Neden sonra oradan başka bir yere, iş bulabileceğim bir yere naklimi yaptırmayı istedim. O zaman Sungurlu mahkemesine başvurarak Ankara'ya naklimi istedim. Böylece sürgünün bir kısmı Ankara'da geçti.”
Türkiye 27 Mayıs 1960’a giderken Enver Gökçe İstanbul’dadır.

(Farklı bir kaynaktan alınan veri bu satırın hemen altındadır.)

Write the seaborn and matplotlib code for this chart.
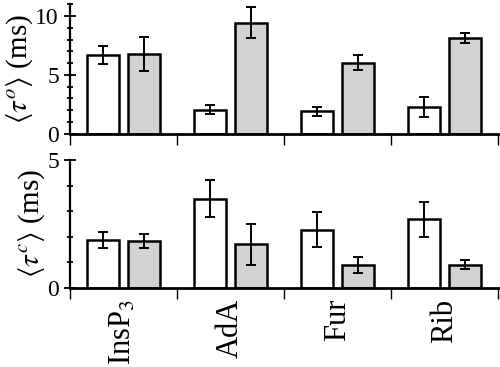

“Süleyman Ege ile İstanbul sokaklarını, Beyazıt'ı karış karış her gün gezer dolaşırdık. Adnan Menderes'e karşı yürütülen miting ve gösterileri izlerdik. İşte tam bu sırada yani 28-29 Nisan’da Beyazıt'ta bir takım gösteriler yapıldı. Aynı gün de Turan Emeksiz'in öldüğü yahut ta ertesi gün Beyazıt Meydanı hınca hınç doluydu. "Turan Emeksiz" adlı şiirim bu devrede yazılmıştır.”
Gelişen olaylardan korkan dönemin yöneticileri bir tutuklama listesi yaparlar. Listede Enver Gökçe de vardır. Tutuklanır. Kendi istedikleri ama sıkıyönetim dışında herhangi bir bölgeye gitmeleri istenir. (İstanbul, Ankara, İzmir) Enver Gökçe memleketi olan Erzincan’ı seçer. Köyüne zorlukla ulaşır. 27 Mayıs devrimi olunca özgürlüğüne kavuşur. İkinci sürgünü kısa geçmiştir.
Yaşam kavgası bütün dehşetiyle devam etmektedir. Düzenli bir işte çalışması nerede ise hiç mümkün olmamıştır. Örneğin Yaşar Kemal aracılığı ile iş bulduğu Meydan Laros’tan “sakıncalı” olduğu için çıkartılır.
Artık kış aylarını memleketinde yazarları ise İstanbul, Ankara, İzmir’de geçirmektedir. Ve giderek sağlığı bozulmaktadır. Romatizma hastalığı ona uzun tutukluluk günlerinin armağanıdır.
1977’de kaleme aldığı yaşam öyküsünde şunları söyler.
“Şimdi benim yapmak istediğim bir iş var. 1951 Tevkifâtını yazmak. Eğer sağlığım el verirse, ömrüm vefa ederse, “1951 Tevkifatının destanını yazacağım. Bunun için kafamda bazı tasarılarım vardır. Eğer bu işi başarabilirsem çok mutlu olurum.”
Ama ömrü yetmeyecektir. 19 Kasım 1981’de Ankara’da sonsuzluğa göçer.